> _Task goal_
State the number of lines below in which the word "Recreate" appears. Nothing else belongs in the answer.
^^^^
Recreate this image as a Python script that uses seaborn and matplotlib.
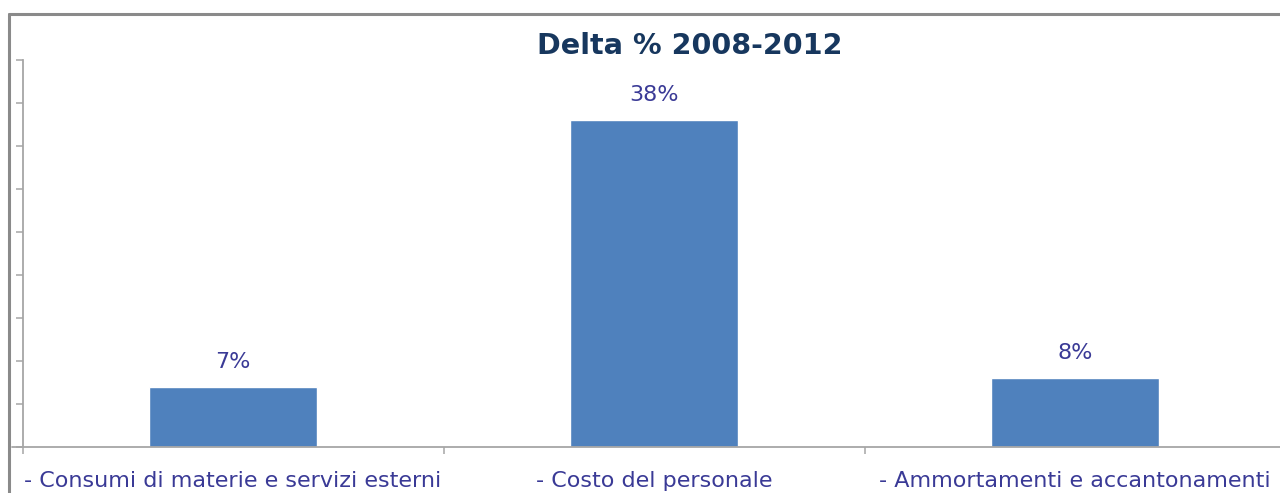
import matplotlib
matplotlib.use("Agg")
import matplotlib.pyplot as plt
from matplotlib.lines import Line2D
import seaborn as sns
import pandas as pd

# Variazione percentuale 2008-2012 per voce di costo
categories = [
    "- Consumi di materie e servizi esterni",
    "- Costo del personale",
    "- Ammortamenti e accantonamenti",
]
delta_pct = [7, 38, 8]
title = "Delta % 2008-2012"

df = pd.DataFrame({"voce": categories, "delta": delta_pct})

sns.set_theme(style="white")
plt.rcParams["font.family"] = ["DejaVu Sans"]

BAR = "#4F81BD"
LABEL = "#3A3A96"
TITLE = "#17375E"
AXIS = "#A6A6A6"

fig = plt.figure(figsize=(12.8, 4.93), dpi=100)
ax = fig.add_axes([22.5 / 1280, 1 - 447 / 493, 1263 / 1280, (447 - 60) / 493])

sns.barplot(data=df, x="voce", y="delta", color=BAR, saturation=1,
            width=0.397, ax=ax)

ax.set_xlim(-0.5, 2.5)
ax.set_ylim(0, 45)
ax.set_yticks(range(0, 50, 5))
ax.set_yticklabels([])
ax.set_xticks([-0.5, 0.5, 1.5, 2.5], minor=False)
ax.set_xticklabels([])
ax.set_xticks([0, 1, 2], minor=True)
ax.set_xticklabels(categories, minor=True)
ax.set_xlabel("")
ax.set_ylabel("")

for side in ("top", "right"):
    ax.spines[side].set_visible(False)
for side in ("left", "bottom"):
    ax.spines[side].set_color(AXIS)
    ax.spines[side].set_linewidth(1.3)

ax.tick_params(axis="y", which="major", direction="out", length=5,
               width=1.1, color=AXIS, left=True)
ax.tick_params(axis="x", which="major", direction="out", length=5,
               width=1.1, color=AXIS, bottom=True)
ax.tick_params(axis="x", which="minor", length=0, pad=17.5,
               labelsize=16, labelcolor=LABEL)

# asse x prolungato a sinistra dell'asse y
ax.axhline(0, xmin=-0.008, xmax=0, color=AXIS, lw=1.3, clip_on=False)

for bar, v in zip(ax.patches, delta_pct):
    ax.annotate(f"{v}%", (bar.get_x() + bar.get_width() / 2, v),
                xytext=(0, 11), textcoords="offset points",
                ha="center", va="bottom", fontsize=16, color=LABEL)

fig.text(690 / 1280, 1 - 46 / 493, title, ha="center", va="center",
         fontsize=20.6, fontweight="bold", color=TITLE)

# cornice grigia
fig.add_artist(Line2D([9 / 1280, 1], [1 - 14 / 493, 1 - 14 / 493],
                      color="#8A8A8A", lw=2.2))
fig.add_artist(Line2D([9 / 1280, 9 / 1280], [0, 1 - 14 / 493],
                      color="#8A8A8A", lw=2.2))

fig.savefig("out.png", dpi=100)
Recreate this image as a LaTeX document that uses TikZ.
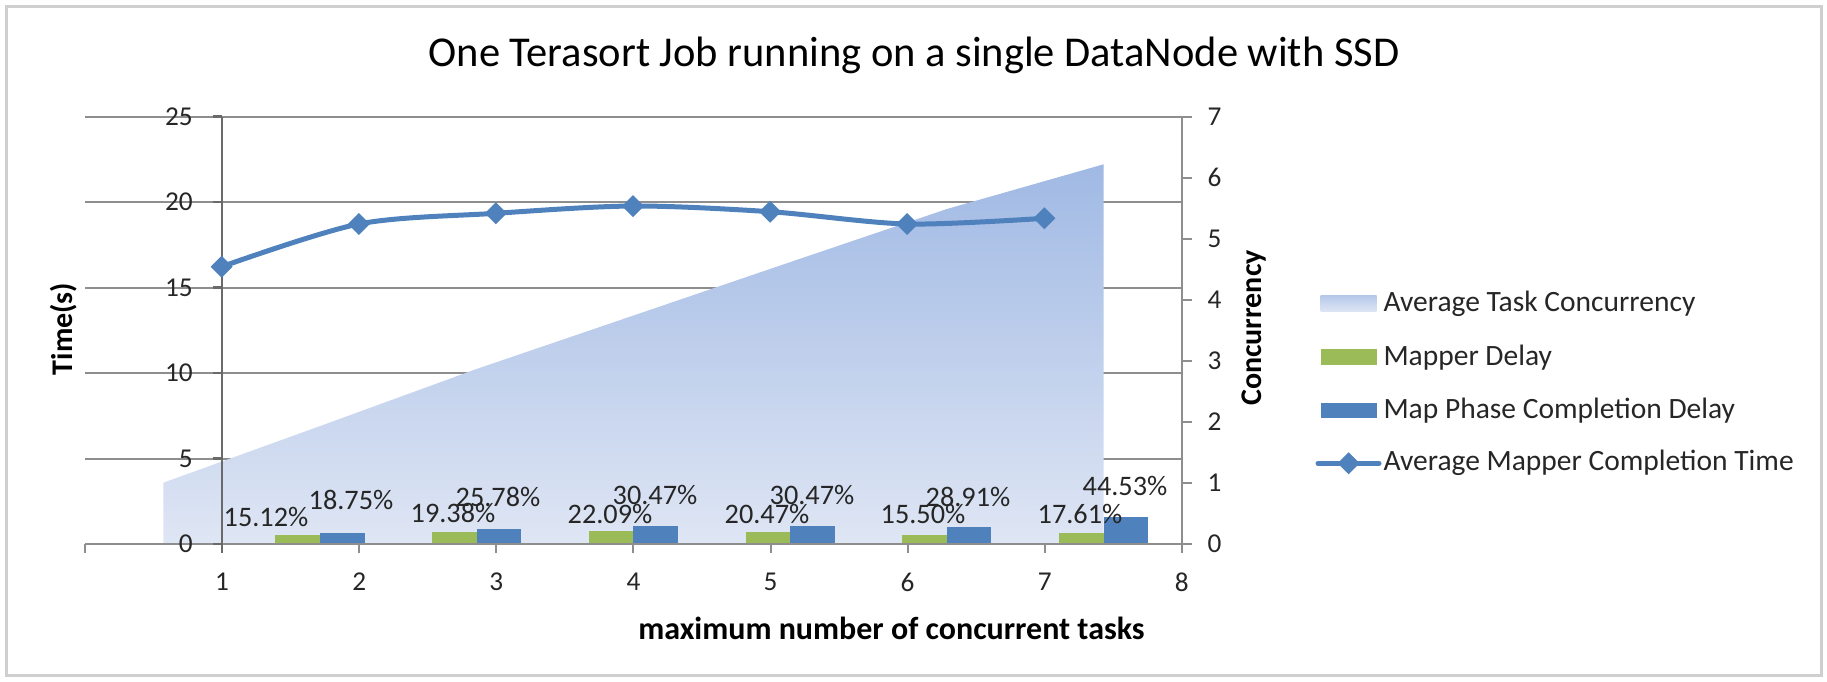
^^^^
> _Exercise output_
2